| Problem to solve |
Copy each line in which the string "chart" occurs.

| Stored data |

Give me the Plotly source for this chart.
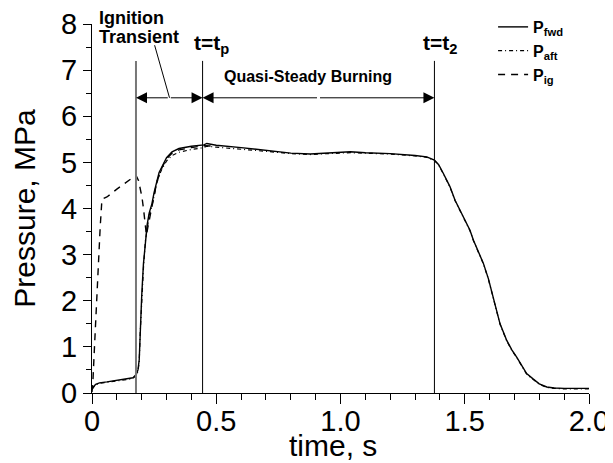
import plotly.graph_objects as go

# ---------------- data ----------------
t_fwd = [0, 0.005, 0.015, 0.03, 0.06, 0.1, 0.14, 0.165, 0.178, 0.185, 0.19, 0.194, 0.2, 0.207,
         0.215, 0.222, 0.23, 0.241, 0.25, 0.261, 0.27, 0.281, 0.3, 0.322, 0.35, 0.4, 0.45, 0.462,
         0.5, 0.6, 0.7, 0.8, 0.878, 0.95, 1.04, 1.1, 1.2, 1.3, 1.347, 1.378, 1.395, 1.414, 1.44,
         1.461, 1.49, 1.521, 1.535, 1.555, 1.575, 1.595, 1.615, 1.642, 1.669, 1.69, 1.709, 1.73,
         1.749, 1.776, 1.8, 1.83, 1.86, 1.9, 2.0]
p_fwd = [0.08, 0.13, 0.19, 0.22, 0.24, 0.27, 0.3, 0.33, 0.4, 0.5, 0.72, 1.36, 2.1, 2.8,
         3.35, 3.65, 3.9, 4.1, 4.35, 4.61, 4.78, 4.9, 5.1, 5.23, 5.3, 5.35, 5.38, 5.41,
         5.37, 5.32, 5.26, 5.2, 5.18, 5.2, 5.23, 5.21, 5.19, 5.15, 5.12, 5.05, 4.95, 4.76, 4.48,
         4.18, 3.85, 3.53, 3.31, 3.06, 2.81, 2.48, 2.08, 1.5, 1.14, 0.93, 0.78, 0.6,
         0.42, 0.3, 0.2, 0.13, 0.11, 0.1, 0.1]

t_aft = list(t_fwd)
p_aft = [0.08, 0.12, 0.18, 0.21, 0.23, 0.26, 0.29, 0.32, 0.38, 0.47, 0.68, 1.3, 2.0, 2.7,
         3.3, 3.6, 3.85, 4.05, 4.3, 4.55, 4.72, 4.85, 5.03, 5.15, 5.22, 5.28, 5.32, 5.35,
         5.33, 5.29, 5.24, 5.19, 5.17, 5.19, 5.21, 5.2, 5.18, 5.14, 5.11, 5.04, 4.94, 4.75, 4.47,
         4.17, 3.84, 3.52, 3.3, 3.05, 2.8, 2.47, 2.07, 1.49, 1.13, 0.92, 0.77, 0.59,
         0.41, 0.29, 0.19, 0.12, 0.1, 0.09, 0.09]

t_ig = [0, 0.004, 0.01, 0.018, 0.026, 0.033, 0.04, 0.06, 0.1, 0.14, 0.17, 0.177, 0.187, 0.201,
        0.208, 0.214, 0.219, 0.225, 0.241, 0.261, 0.281, 0.3, 0.322, 0.35, 0.4, 0.45, 0.5]
p_ig = [0.02, 0.3, 1.0, 2.0, 3.0, 3.6, 4.2, 4.25, 4.42, 4.58, 4.7, 4.72, 4.61, 4.25,
        3.96, 3.6, 3.42, 3.6, 4.07, 4.58, 4.88, 5.08, 5.2, 5.27, 5.32, 5.36, 5.35]

series_names = ["P<sub>fwd</sub>", "P<sub>aft</sub>", "P<sub>ig</sub>"]

t_ignite = 0.177     # start of ignition transient
t_p = 0.445          # t = t_p
t_2 = 1.378          # t = t_2
marker_top = 7.2
arrow_level = 6.4

x_ticks = [0, 0.5, 1.0, 1.5, 2.0]
x_tick_labels = ["0", "0.5", "1.0", "1.5", "2.0"]
y_ticks = [0, 1, 2, 3, 4, 5, 6, 7, 8]

FONT = "Liberation Sans, Arial, sans-serif"

fig = go.Figure()
fig.add_trace(go.Scatter(x=t_fwd, y=p_fwd, mode="lines", name=series_names[0],
                         line=dict(color="black", width=1.4)))
fig.add_trace(go.Scatter(x=t_aft, y=p_aft, mode="lines", name=series_names[1],
                         line=dict(color="black", width=1.2, dash="4px,3px,1px,3px")))
fig.add_trace(go.Scatter(x=t_ig, y=p_ig, mode="lines", name=series_names[2],
                         line=dict(color="black", width=1.4, dash="7px,6px")))

# vertical marker lines
fig.add_shape(type="line", x0=t_ignite, x1=t_ignite, y0=0, y1=marker_top,
              line=dict(color="#777777", width=2))
fig.add_shape(type="line", x0=t_p, x1=t_p, y0=0, y1=marker_top,
              line=dict(color="black", width=1))
fig.add_shape(type="line", x0=t_2, x1=t_2, y0=0, y1=marker_top,
              line=dict(color="black", width=1))

# double arrows
def arrow(x_tip, x_tail):
    fig.add_annotation(x=x_tip, y=arrow_level, ax=x_tail, ay=arrow_level,
                       xref="x", yref="y", axref="x", ayref="y", text="",
                       showarrow=True, arrowhead=2, arrowsize=2.2, arrowwidth=1,
                       arrowcolor="black", standoff=0, startstandoff=0)

mid1 = (t_ignite + t_p) / 2
mid2 = (t_p + t_2) / 2
arrow(t_ignite, mid1)
arrow(t_p, mid1)
arrow(t_p, mid2)
arrow(t_2, mid2)

# leader line from label
fig.add_shape(type="line", x0=0.252, y0=7.54, x1=0.312, y1=arrow_level,
              line=dict(color="black", width=1))

lab = dict(family=FONT, color="black", size=18)
fig.add_annotation(x=0.02, y=1.016, xref="x", yref="paper", text="<b>Ignition</b>",
                   showarrow=False, xanchor="left", yanchor="middle", font=lab)
fig.add_annotation(x=0.02, y=0.964, xref="x", yref="paper", text="<b>Transient</b>",
                   showarrow=False, xanchor="left", yanchor="middle", font=lab)
fig.add_annotation(x=t_p + 0.035, y=7.25, xref="x", yref="y", text="<b>t=t<sub>p</sub></b>",
                   showarrow=False, xanchor="center", yanchor="bottom",
                   font=dict(family=FONT, color="black", size=21))
fig.add_annotation(x=t_2 + 0.022, y=7.25, xref="x", yref="y", text="<b>t=t<sub>2</sub></b>",
                   showarrow=False, xanchor="center", yanchor="bottom",
                   font=dict(family=FONT, color="black", size=21))
fig.add_annotation(x=mid2 - 0.043, y=6.86, xref="x", yref="y",
                   text="<b>Quasi-Steady Burning</b>", showarrow=False,
                   xanchor="center", yanchor="middle",
                   font=dict(family=FONT, color="black", size=16))

# x-axis title
fig.add_annotation(x=0.485, y=-0.141, xref="paper", yref="paper", text="time, s",
                   showarrow=False, xanchor="center", yanchor="middle",
                   font=dict(family=FONT, color="black", size=30))

fig.update_layout(
    width=613, height=463,
    margin=dict(l=84, r=32, t=16, b=78, autoexpand=False),
    paper_bgcolor="white", plot_bgcolor="white",
    font=dict(family=FONT, color="black"),
    showlegend=True,
    legend=dict(x=0.807, y=1.038, xanchor="left", yanchor="top",
                bgcolor="rgba(0,0,0,0)", tracegroupgap=0,
                font=dict(family=FONT, size=16, color="black", weight="bold"),
                itemwidth=30),
)
fig.update_xaxes(range=[0, 2.0], tickvals=x_ticks, ticktext=x_tick_labels, automargin=False,
                 showgrid=False, zeroline=False, showline=True, linecolor="black",
                 linewidth=1.3, ticks="outside", ticklen=10, tickwidth=1, tickcolor="black",
                 ticklabelstandoff=-8,
                 tickfont=dict(family=FONT, size=29, color="black"),
                 minor=dict(dtick=0.1, ticks="outside", ticklen=6, tickwidth=1, tickcolor="black"))
fig.update_yaxes(range=[0, 8], tickvals=y_ticks, automargin=False,
                 showgrid=False, zeroline=False, showline=True, linecolor="black",
                 linewidth=1.3, ticks="outside", ticklen=8, tickwidth=1, tickcolor="black",
                 tickfont=dict(family=FONT, size=29, color="black"),
                 minor=dict(dtick=0.5, ticks="outside", ticklen=5, tickwidth=1, tickcolor="black"),
                 title=dict(text="Pressure, MPa", font=dict(family=FONT, size=30, color="black"),
                            standoff=33))

fig.write_html("out.html")
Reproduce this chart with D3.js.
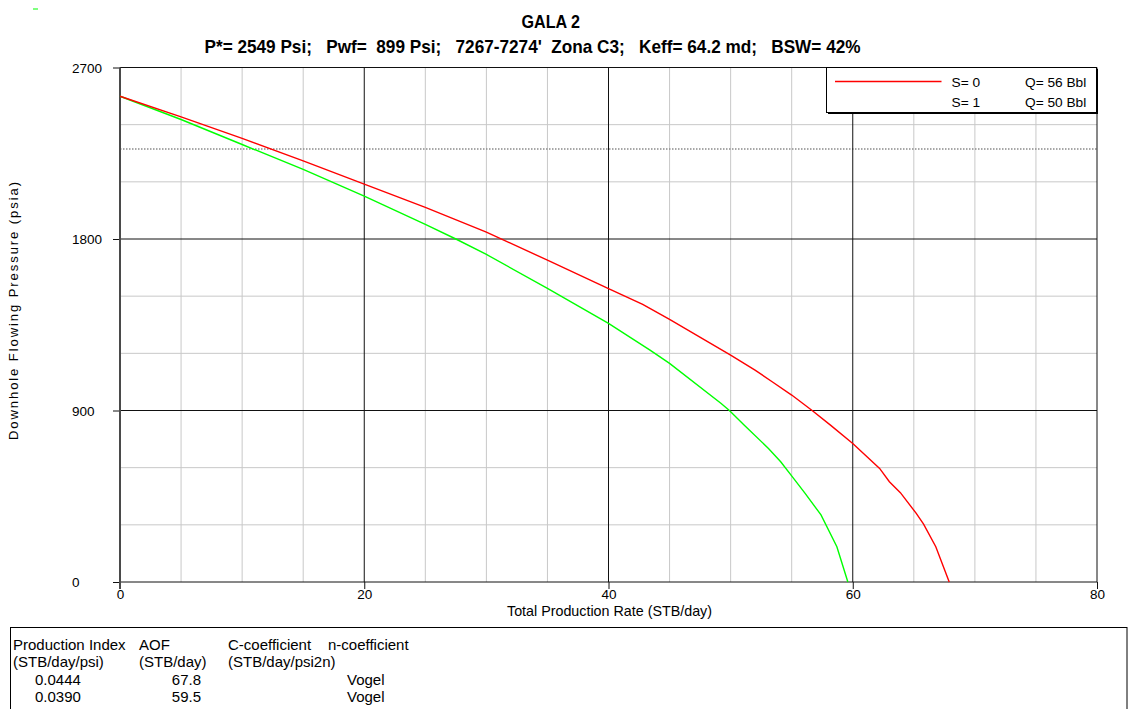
<!DOCTYPE html>
<html>
<head>
<meta charset="utf-8">
<script src="https://cdn.jsdelivr.net/npm/d3@7"></script>
<style>
  body { margin: 0; background: #fff; }
  svg { font-family: "Liberation Sans", Arial, sans-serif; }
  .keep { white-space: pre; }
</style>
</head>
<body>
<svg id="chart" width="1136" height="709"></svg>
<script>
// chart values
var rateS0 = [0, 5, 10, 15, 20, 25, 30, 35, 40, 42.8, 45, 50, 52, 53.4, 55, 56.7, 58.2, 60, 62.2, 63.0, 63.9, 65.2, 65.8, 66.8, 67.9];
var pwfS0  = [2549, 2441, 2328, 2210, 2088, 1966, 1836, 1689, 1539, 1457, 1378, 1191, 1112, 1051, 981, 899, 822, 727, 596, 526, 469, 360, 304, 185, 0];

var rateS1 = [0, 5, 10, 15, 20, 25, 27.5, 30, 35, 40, 43.4, 45, 49.2, 49.9, 51.1, 53.1, 54.1, 55.06, 56.1, 57.4, 58.7, 59.6];
var pwfS1  = [2549, 2427, 2296, 2165, 2025, 1877, 1800, 1719, 1541, 1357, 1217, 1147, 938, 900, 824, 701, 631, 552, 465, 352, 185, 0];

var refPressure = 2272;

var xTicks = [0, 20, 40, 60, 80];
var yTicks = [0, 900, 1800, 2700];

var legendSkin = ["S= 0", "S= 1"];
var legendRate = ["Q= 56 Bbl", "Q= 50 Bbl"];

var tableHead1 = ["Production Index", "AOF", "C-coefficient", "n-coefficient"];
var tableHead2 = ["(STB/day/psi)", "(STB/day)", "(STB/day/psi2n)", ""];
var tablePI    = ["0.0444", "0.0390"];
var tableAOF   = ["67.8", "59.5"];
var tableMethod = ["Vogel", "Vogel"];

// outer and inner size
var margin = {top: 67.5, bottom: 127, left: 120, right: 39},
  width = 1136 - margin.left - margin.right,
  height = 709 - margin.top - margin.bottom;

var root = d3.select("#chart");

var svg = root.append("g")
    .attr("transform", "translate(" + margin.left + "," + margin.top + ")");

var x = d3.scaleLinear().domain([0, 80]).range([0, width]);
var y = d3.scaleLinear().domain([0, 2700]).range([height, 0]);

// minor grid
var xMinor = d3.range(5, 80, 5).filter(function(d) { return d % 20 != 0; });
var yMinor = d3.range(300, 2700, 300).filter(function(d) { return d % 900 != 0; });

svg.selectAll(".xminor").data(xMinor).enter().append("line")
    .attr("x1", function(d) { return x(d); }).attr("x2", function(d) { return x(d); })
    .attr("y1", 0).attr("y2", height)
    .style("stroke", "#c8c8c8").style("stroke-width", 1);

svg.selectAll(".yminor").data(yMinor).enter().append("line")
    .attr("x1", 0).attr("x2", width)
    .attr("y1", function(d) { return y(d); }).attr("y2", function(d) { return y(d); })
    .style("stroke", "#c8c8c8").style("stroke-width", 1);

// dotted reference line
svg.append("line")
    .attr("x1", 0).attr("x2", width)
    .attr("y1", y(refPressure)).attr("y2", y(refPressure))
    .style("stroke", "#8a8a8a").style("stroke-width", 1.5)
    .style("stroke-dasharray", "1.5,1.5");

// major grid
svg.selectAll(".xmajor").data(xTicks.slice(1)).enter().append("line")
    .attr("x1", function(d) { return x(d); }).attr("x2", function(d) { return x(d); })
    .attr("y1", 0).attr("y2", height)
    .style("stroke", "#111").style("stroke-width", 1);

svg.selectAll(".ymajor").data(yTicks).enter().append("line")
    .attr("x1", 0).attr("x2", width)
    .attr("y1", function(d) { return y(d); }).attr("y2", function(d) { return y(d); })
    .style("stroke", "#111").style("stroke-width", 1);

// axes
var yAxis = svg.append("g")
    .call(d3.axisLeft(y).tickValues(yTicks).tickSize(7).tickFormat(d3.format("d")));
yAxis.select(".domain").remove();
yAxis.selectAll("line").style("stroke", "#111");
yAxis.selectAll("text")
    .attr("x", -48).attr("dy", "0.35em")
    .style("text-anchor", "start")
    .style("font-family", "Liberation Sans, Arial, sans-serif")
    .style("font-size", "13.5px").style("fill", "#000");

var xAxis = svg.append("g")
    .attr("transform", "translate(0," + height + ")")
    .call(d3.axisBottom(x).tickValues(xTicks).tickSize(7).tickFormat(d3.format("d")));
xAxis.select(".domain").remove();
xAxis.selectAll("line").style("stroke", "#111");
xAxis.selectAll("text")
    .attr("y", 17).attr("dy", 0)
    .style("font-family", "Liberation Sans, Arial, sans-serif")
    .style("font-size", "13.5px").style("fill", "#000");

// left axis line
svg.append("line")
    .attr("x1", x(0)).attr("x2", x(0))
    .attr("y1", 0).attr("y2", height + 7)
    .style("stroke", "#4a4a4a").style("stroke-width", 2);

// axis titles
svg.append("text")
    .attr("x", width / 2 + 1).attr("y", height + 34)
    .style("text-anchor", "middle")
    .style("font-size", "14.3px")
    .text("Total Production Rate (STB/day)");

root.append("text")
    .attr("transform", "translate(18,311) rotate(-90)")
    .attr("textLength", 258).attr("lengthAdjust", "spacing")
    .style("text-anchor", "middle")
    .style("font-size", "13px")
    .text("Downhole Flowing Pressure (psia)");

// IPR curves
var line = d3.line()
    .x(function(d) { return x(d[0]); })
    .y(function(d) { return y(d[1]); });

svg.append("path")
    .datum(d3.zip(rateS1, pwfS1))
    .attr("d", line)
    .style("fill", "none").style("stroke", "#00ff00").style("stroke-width", 1.4);

svg.append("path")
    .datum(d3.zip(rateS0, pwfS0))
    .attr("d", line)
    .style("fill", "none").style("stroke", "#ff0000").style("stroke-width", 1.4);

// legend
var legend = root.append("g").attr("transform", "translate(826.5,67.5)");
legend.append("rect")
    .attr("x", 1.5).attr("y", 1.5).attr("width", 270).attr("height", 45)
    .style("fill", "#000");
legend.append("rect")
    .attr("width", 270).attr("height", 45)
    .style("fill", "#fff").style("stroke", "#000").style("stroke-width", 1);
legend.append("line")
    .attr("x1", 8.5).attr("x2", 115).attr("y1", 14).attr("y2", 14)
    .style("stroke", "#ff0000").style("stroke-width", 1.4);
legend.selectAll(".skin").data(legendSkin).enter().append("text")
    .attr("x", 125).attr("y", function(d, i) { return 19 + i * 20; })
    .style("font-size", "13.7px")
    .text(function(d) { return d; });
legend.selectAll(".rate").data(legendRate).enter().append("text")
    .attr("x", 198.5).attr("y", function(d, i) { return 19 + i * 20; })
    .style("font-size", "13.7px")
    .text(function(d) { return d; });

// stray green mark at the top left
root.append("line")
    .attr("x1", 33).attr("x2", 38).attr("y1", 9).attr("y2", 9)
    .style("stroke", "#00ff00").style("stroke-width", 1);

// title
root.append("text")
    .attr("x", 521.5).attr("y", 28.3)
    .attr("textLength", 58.5).attr("lengthAdjust", "spacingAndGlyphs")
    .style("font-weight", "bold").style("font-size", "18.5px")
    .text("GALA 2");
root.append("text")
    .attr("class", "keep")
    .attr("x", 204.5).attr("y", 53.3)
    .attr("textLength", 656).attr("lengthAdjust", "spacingAndGlyphs")
    .style("font-weight", "bold").style("font-size", "18.5px")
    .text("P*= 2549 Psi;   Pwf=  899 Psi;   7267-7274'  Zona C3;   Keff= 64.2 md;   BSW= 42%");

// results table
var table = root.append("g");
table.append("rect")
    .attr("x", 10.5).attr("y", 627.5).attr("width", 1116.5).attr("height", 82)
    .style("fill", "none").style("stroke", "#000").style("stroke-width", 1);

var colX = [13, 139, 228, 328];
table.selectAll(".h1").data(tableHead1).enter().append("text")
    .attr("x", function(d, i) { return colX[i]; }).attr("y", 649.5)
    .style("font-size", "15px")
    .text(function(d) { return d; });
table.selectAll(".h2").data(tableHead2).enter().append("text")
    .attr("x", function(d, i) { return colX[i]; }).attr("y", 666.5)
    .style("font-size", "15px")
    .text(function(d) { return d; });
table.selectAll(".pi").data(tablePI).enter().append("text")
    .attr("x", 35).attr("y", function(d, i) { return 684.5 + i * 17; })
    .style("font-size", "15px")
    .text(function(d) { return d; });
table.selectAll(".aof").data(tableAOF).enter().append("text")
    .attr("x", 201).attr("y", function(d, i) { return 684.5 + i * 17; })
    .style("text-anchor", "end")
    .style("font-size", "15px")
    .text(function(d) { return d; });
table.selectAll(".method").data(tableMethod).enter().append("text")
    .attr("x", 347).attr("y", function(d, i) { return 684.5 + i * 17; })
    .style("font-size", "15px")
    .text(function(d) { return d; });
</script>
</body>
</html>
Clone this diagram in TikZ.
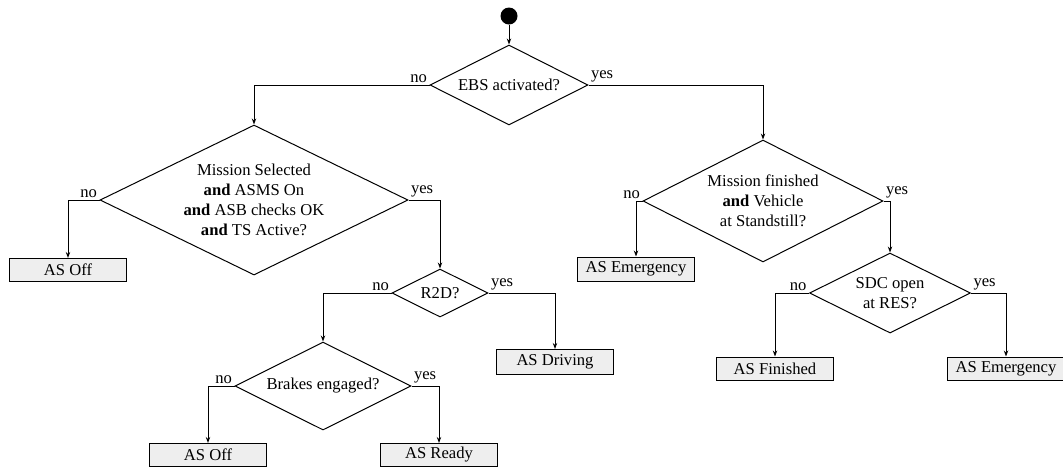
\documentclass[tikz,border=0pt]{standalone}
\usepackage{fontspec}
\setmainfont{Liberation Serif}
\usetikzlibrary{shapes.geometric,arrows.meta}
\begin{document}
\begin{tikzpicture}[x=0.5pt,y=-0.5pt,
  every node/.style={font=\fontsize{8.3}{10}\selectfont},
  dec/.style={diamond,draw,line width=0.5pt,inner sep=0pt,aspect=2,align=center},
  state/.style={rectangle,draw,line width=0.5pt,fill=gray!13,minimum width=58.5pt,minimum height=11.5pt,inner sep=0pt},
  arr/.style={line width=0.5pt,-{Stealth[length=3pt,width=2.2pt]}},
  lbl/.style={inner sep=1pt}]
\useasboundingbox (0,0) rectangle (1063,468);
\node[circle,fill=black,minimum size=8.5pt,inner sep=0pt] (start) at (509,16) {};
\node[dec,minimum width=79pt,minimum height=40pt] (ebs) at (509,85) {EBS activated?};
\node[dec,minimum width=154pt,minimum height=75pt] (ms) at (254,200) {Mission Selected\\\textbf{and} ASMS On\\\textbf{and} ASB checks OK\\\textbf{and} TS Active?};
\node[state] (off1) at (68,270) {AS Off};
\node[dec,minimum width=48pt,minimum height=24pt] (r2d) at (440,293) {R2D?};
\node[state,minimum height=12.5pt] (drv) at (555,362) {AS Driving};
\node[dec,minimum width=88pt,minimum height=44pt] (brk) at (323,386) {Brakes engaged?};
\node[state] (off2) at (208,455) {AS Off};
\node[state] (rdy) at (439,455) {AS Ready};
\node[dec,minimum width=120pt,minimum height=61pt] (mf) at (763,201) {Mission finished\\\textbf{and} Vehicle\\at Standstill?};
\node[state,minimum height=12pt] (em1) at (636,269) {AS Emergency};
\node[dec,minimum width=80.5pt,minimum height=40pt] (sdc) at (890,293) {SDC open\\at RES?};
\node[state] (fin) at (775,368.5) {AS Finished};
\node[state] (em2) at (1006,368.5) {AS Emergency};
\draw[arr] (start) -- (ebs.north);
\draw[arr] (ebs.west) node[lbl,anchor=south east]{no} -| (ms.north);
\draw[arr] (ebs.east) node[lbl,anchor=south west]{yes} -| (mf.north);
\draw[arr] (ms.west) node[lbl,anchor=south east]{no} -| (off1.north);
\draw[arr] (ms.east) node[lbl,anchor=south west]{yes} -| (r2d.north);
\draw[arr] (r2d.west) node[lbl,anchor=south east]{no} -| (brk.north);
\draw[arr] (r2d.east) node[lbl,anchor=south west]{yes} -| (drv.north);
\draw[arr] (brk.west) node[lbl,anchor=south east]{no} -| (off2.north);
\draw[arr] (brk.east) node[lbl,anchor=south west]{yes} -| (rdy.north);
\draw[arr] (mf.west) node[lbl,anchor=south east]{no} -| (em1.north);
\draw[arr] (mf.east) node[lbl,anchor=south west]{yes} -| (sdc.north);
\draw[arr] (sdc.west) node[lbl,anchor=south east]{no} -| (fin.north);
\draw[arr] (sdc.east) node[lbl,anchor=south west]{yes} -| (em2.north);
\end{tikzpicture}
\end{document}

| The solution |
Give me the Plotly source for this chart.
Reproduce this chart with D3.js.
<svg id="chart" width="1136" height="709"></svg>
// chart values
var root = d3.select("#chart");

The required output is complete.